To read Greene today, in the context of the war in Iraq, is to be reminded of how much The Quiet American got right about Americans’ style of engagement with the world, and also of how reluctant we are to accept a skeptical, Greenelandish vision of it. America’s embrace of violence in the export of democracy, and our simplistic rhetoric of freedom, have re-emerged with a ferocity not seen since the days of Alden Pyle. We are still busily searching for Third Forces, with (the now discarded) Ahmad Chalabi perhaps the most dismal contestant since Ngo Dinh Diem.
Over the past few years, moreover, the world, which for a while in the 1990s looked as if it were becoming a well-regulated, transparent open house of free-market liberal democracies (remember “the end of history”?), seems to have taken a Greenelandian turn.

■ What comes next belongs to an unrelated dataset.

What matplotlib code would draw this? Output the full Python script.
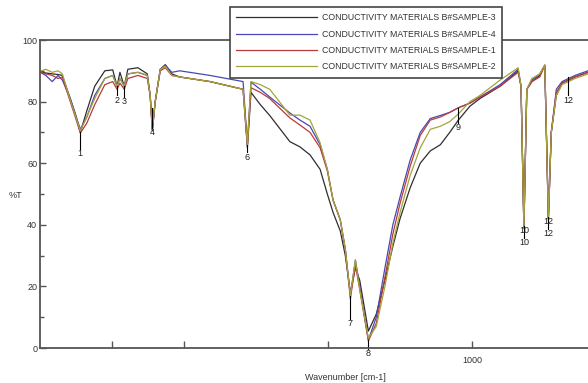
import matplotlib.pyplot as plt
from matplotlib.ticker import FixedLocator, NullFormatter

plt.rcParams['font.family'] = ['Liberation Sans', 'DejaVu Sans']

# wavenumber grid shared by all four spectra
wavenumber = [400, 408, 417, 425, 431, 442, 449, 456, 465, 476, 490, 501, 507, 511, 517,
              522, 536, 549, 553, 556, 560, 567, 574, 583, 594, 636, 682, 688, 693, 706,
              719, 747, 761, 775, 789, 799, 807, 817, 824, 831, 838, 844, 856, 867, 879,
              890, 900, 914, 928, 942, 956, 969, 981, 997, 1011, 1039, 1064, 1068, 1072,
              1076, 1083, 1094, 1101, 1106, 1110, 1117, 1125, 1143, 1161]

t_sample3 = [89.6, 89.3, 89.0, 88.8, 88.5, 81.0, 76.0, 70.0, 77.0, 85.0, 90.0, 90.3, 85.0, 89.5, 85.0,
             90.5, 91.0, 89.0, 82.0, 70.5, 80.0, 90.5, 92.0, 89.0, 88.0, 86.5, 84.0, 65.0, 83.0, 79.0,
             75.5, 67.0, 65.3, 62.7, 58.0, 50.0, 44.0, 38.0, 30.0, 18.0, 26.0, 22.0, 5.5, 11.0, 22.0,
             33.0, 42.0, 52.0, 60.0, 64.0, 66.0, 70.0, 74.0, 78.5, 81.0, 85.0, 90.0, 85.0, 39.0,
             84.0, 86.5, 88.5, 91.8, 42.0, 70.0, 82.0, 86.0, 88.0, 89.5]
t_sample4 = [89.6, 88.5, 86.5, 88.5, 87.0, 81.0, 76.0, 71.0, 75.0, 82.0, 87.5, 88.5, 85.0, 87.5, 85.0,
             89.0, 89.5, 88.5, 82.0, 71.0, 80.0, 90.5, 91.8, 89.5, 90.0, 88.5, 86.5, 66.0, 86.3, 84.0,
             81.5, 76.3, 74.0, 72.0, 66.0, 58.0, 48.0, 41.6, 32.0, 17.0, 28.6, 20.0, 2.6, 10.0, 26.0,
             40.0, 49.0, 61.0, 70.0, 74.5, 75.5, 76.5, 78.0, 79.5, 81.5, 85.5, 90.5, 85.0, 39.0,
             84.0, 87.0, 89.0, 91.8, 42.0, 70.0, 84.0, 86.5, 88.5, 90.0]
t_sample1 = [89.6, 89.0, 88.5, 87.5, 88.0, 80.0, 75.0, 69.8, 73.0, 79.0, 85.5, 86.5, 84.0, 86.0, 84.0,
             87.5, 88.5, 87.5, 82.0, 71.0, 80.0, 90.0, 91.0, 88.5, 88.0, 86.5, 84.0, 66.0, 84.5, 83.0,
             81.0, 74.7, 72.4, 70.0, 65.0, 57.5, 48.0, 41.6, 32.0, 16.0, 27.0, 19.0, 2.3, 8.0, 23.0,
             37.0, 47.0, 59.0, 69.0, 74.0, 75.0, 76.5, 78.0, 79.5, 81.5, 85.0, 89.5, 85.0, 39.0,
             84.0, 86.5, 88.0, 91.8, 42.0, 70.0, 83.0, 86.0, 88.0, 89.5]
t_sample2 = [89.8, 90.5, 89.5, 90.0, 89.0, 80.5, 75.5, 70.5, 75.0, 81.0, 87.5, 88.5, 85.0, 87.5, 85.0,
             89.0, 89.5, 88.5, 82.0, 71.0, 80.0, 90.5, 91.5, 88.5, 88.0, 86.5, 84.0, 66.0, 86.5, 85.5,
             84.0, 75.6, 75.6, 74.0, 66.6, 58.0, 48.0, 41.6, 32.0, 17.0, 28.6, 19.0, 3.2, 7.0, 20.0,
             34.0, 44.0, 56.0, 65.0, 71.0, 72.0, 73.5, 76.0, 80.0, 82.0, 87.0, 91.0, 85.0, 39.0,
             84.0, 87.5, 89.0, 91.8, 42.0, 70.0, 82.0, 85.5, 87.5, 89.0]

series_labels = ['CONDUCTIVITY MATERIALS B#SAMPLE-3', 'CONDUCTIVITY MATERIALS B#SAMPLE-4',
                 'CONDUCTIVITY MATERIALS B#SAMPLE-1', 'CONDUCTIVITY MATERIALS B#SAMPLE-2']
series_colors = ['#2e2e2e', '#4848b4', '#b83a3a', '#a4a43c']

# peak markers: position, curve value where the marker starts, text value
peak_names = ['1', '2', '3', '4', '6', '7', '8', '9', '10', '10', '12', '12', '12']
peak_wn = [456, 507, 517, 556, 688, 831, 856, 981, 1072, 1072, 1106, 1106, 1133]
peak_top = [70, 85, 85, 78, 66, 17, 2.5, 78, 39, 39, 42, 42, 88]
peak_text = [63.0, 80.5, 80.0, 70.0, 62.0, 8.0, -1.8, 71.5, 38.0, 34.2, 41.0, 37.2, 80.5]

fig = plt.figure(figsize=(5.88, 3.83), dpi=100)
ax = fig.add_axes([40 / 588, 1 - 348 / 383, 548 / 588, 308 / 383])

for t, lab, c in zip([t_sample3, t_sample4, t_sample1, t_sample2], series_labels, series_colors):
    ax.plot(wavenumber, t, color=c, lw=0.9, label=lab)

for name, w, top, ty in zip(peak_names, peak_wn, peak_top, peak_text):
    ax.plot([w, w], [top, ty + 1.5], color='black', lw=0.8, clip_on=False)
    ax.text(w, ty, name, ha='center', va='center', fontsize=6.5, color='#222',
            clip_on=False)

ax.set_xlim(400, 1161)
ax.set_ylim(0, 100)

for s in ['top', 'left', 'bottom']:
    ax.spines[s].set_color('#555')
    ax.spines[s].set_linewidth(1.3)
ax.spines['right'].set_visible(False)

ax.yaxis.set_major_locator(FixedLocator([0, 20, 40, 60, 80, 100]))
ax.yaxis.set_minor_locator(FixedLocator([10, 30, 50, 70, 90]))
ax.xaxis.set_major_locator(FixedLocator([500, 600, 800, 1000]))
ax.set_xticklabels(['', '', '', '1000'])
ax.tick_params(axis='both', which='both', direction='in', color='#555', width=1,
               labelsize=6.5, labelcolor='#333')
ax.tick_params(axis='y', which='major', length=4, pad=2)
ax.tick_params(axis='y', which='minor', length=3)
ax.tick_params(axis='x', which='major', length=5, pad=6)
ax.yaxis.set_minor_formatter(NullFormatter())

fig.text(15 / 588, 1 - 196 / 383, '%T', fontsize=6.5, color='#333', ha='center', va='center')
fig.text(345 / 588, 1 - 377 / 383, 'Wavenumber [cm-1]', fontsize=6.5, color='#333',
         ha='center', va='center')

leg = ax.legend(loc='upper left', bbox_to_anchor=(190 / 548, 341 / 308), borderaxespad=0,
                handlelength=9.2, labelspacing=0.85, borderpad=0.7, handletextpad=0.6,
                fancybox=False, framealpha=1, edgecolor='#444',
                prop={'family': ['Liberation Sans', 'DejaVu Sans'], 'size': 6.3})
leg.get_frame().set_linewidth(1.2)
for txt in leg.get_texts():
    txt.set_color('#333')

fig.savefig('out.png', dpi=100)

Intragovernmental and corporate intrigues, self-interest masquerading as patriotism and terrorist plots hatched by failed intellectuals in dusty Third World casbahs leap out at us from the newspapers every day. Al Qaeda has reinvigorated the espionage narrative and opened up the same kind of ideological chasm that the cold war represented for Greene. Meanwhile, the domestic Greene, the novelist of obsessive affairs and marriages gone sour, is more contemporary than ever; the 1999 film adaptation of The End of the Affair came at the breaking edge of a continuing wave of unsentimental, post-Clintonian treatments of lying and infidelity, from Roth’s The Human Stain to The Sopranos to Closer.

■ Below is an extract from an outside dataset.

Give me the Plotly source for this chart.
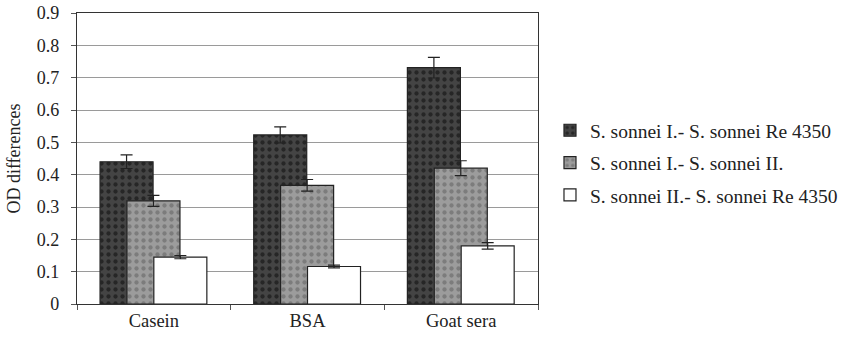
import plotly.graph_objects as go

categories = ["Casein", "BSA", "Goat sera"]
series_names = [
    "S. sonnei I.- S. sonnei Re 4350",
    "S. sonnei I.- S. sonnei II.",
    "S. sonnei II.- S. sonnei Re 4350",
]
vals_1 = [0.44, 0.523, 0.731]
err_1 = [0.021, 0.025, 0.032]
vals_2 = [0.319, 0.367, 0.42]
err_2 = [0.017, 0.018, 0.023]
vals_3 = [0.145, 0.116, 0.18]
err_3 = [0.005, 0.004, 0.01]
y_ticks = [0, 0.1, 0.2, 0.3, 0.4, 0.5, 0.6, 0.7, 0.8, 0.9]
y_labels = ["0", "0.1", "0.2", "0.3", "0.4", "0.5", "0.6", "0.7", "0.8", "0.9"]

FONT = "Liberation Serif"
styles = [
    dict(color="#444444", fg="#262626", offset=-0.35),
    dict(color="#9c9c9c", fg="#7c7c7c", offset=-0.175),
    dict(color="#ffffff", fg="#ffffff", offset=0.0),
]

fig = go.Figure()
for name, vals, errs, st in zip(series_names, [vals_1, vals_2, vals_3],
                                [err_1, err_2, err_3], styles):
    fig.add_trace(go.Bar(
        x=categories, y=vals, name=name,
        width=0.345, offset=st["offset"],
        legendgroup=name,
        marker=dict(color=st["color"],
                    line=dict(color="#222222", width=1.2),
                    pattern=dict(shape=".", fgcolor=st["fg"], bgcolor=st["color"],
                                 size=7, solidity=0.3, fillmode="replace")),
        error_y=dict(type="data", array=errs, visible=True, color="#222222",
                     thickness=1.2, width=6),
    ))

fig.update_layout(
    width=852, height=346,
    barmode="overlay",
    margin=dict(l=77, r=314, t=13, b=42, autoexpand=False),
    paper_bgcolor="white", plot_bgcolor="white",
    font=dict(family=FONT, size=18, color="#222222"),
    showlegend=True,
    legend=dict(x=1.026, y=0.663, xanchor="left", yanchor="top",
                font=dict(family=FONT, size=19.5, color="#222222"),
                tracegroupgap=4, traceorder="grouped", itemwidth=30,
                bgcolor="rgba(0,0,0,0)"),
    xaxis=dict(type="category", showline=True, linecolor="#333333", linewidth=1.2,
               mirror=True, ticks="outside", tickson="boundaries", ticklen=5,
               tickcolor="#555555", tickfont=dict(family=FONT, size=18.5),
               range=[-0.5, 2.5], showgrid=False, automargin=False),
    yaxis=dict(range=[0, 0.9], tickvals=y_ticks, ticktext=y_labels,
               showline=True, linecolor="#333333", linewidth=1.2, mirror=True,
               showgrid=True, gridcolor="#9a9a9a", gridwidth=1,
               ticks="outside", ticklen=5, tickcolor="#555555",
               ticklabelstandoff=8,
               tickfont=dict(family=FONT, size=18), automargin=False,
               title=dict(text="OD differences", font=dict(family=FONT, size=18),
                          standoff=11)),
)

# remove the page's default 8px body margin so the figure sits at (0, 0)
fig.write_html("out.html", config={"displayModeBar": False},
               post_script="document.body.style.margin='0';document.body.style.padding='0';")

It’s odd, really. So many of Greeneland’s key elements–the doubting priests, the Communist revolutionaries, the colonial regimes–seem frozen in another epoch. Other elements, like the fixations on betrayal and suicide, seem peculiar to Greene’s psyche. How could Greeneland feel recognizable now?
Then again, how could Greene’s Phat Diem look so much like his Vienna–and still be convincing? The strength of Greeneland, obviously, isn’t in the specifics. It’s in a mood and a set of tensions: between individuals and organizations, between emotions and ethics, between lovers and loved. Greeneland is an arrangement for translating apocalyptic conflicts to a personal scale; it is a morally bankrupt stage set for the mounting of moral dramas of vast consequence. At this moment of particular moral bankruptcy and particularly compelling moral stakes, we pick up Orient Express, Brighton Rock or The Quiet American and feel ourselves weirdly at home.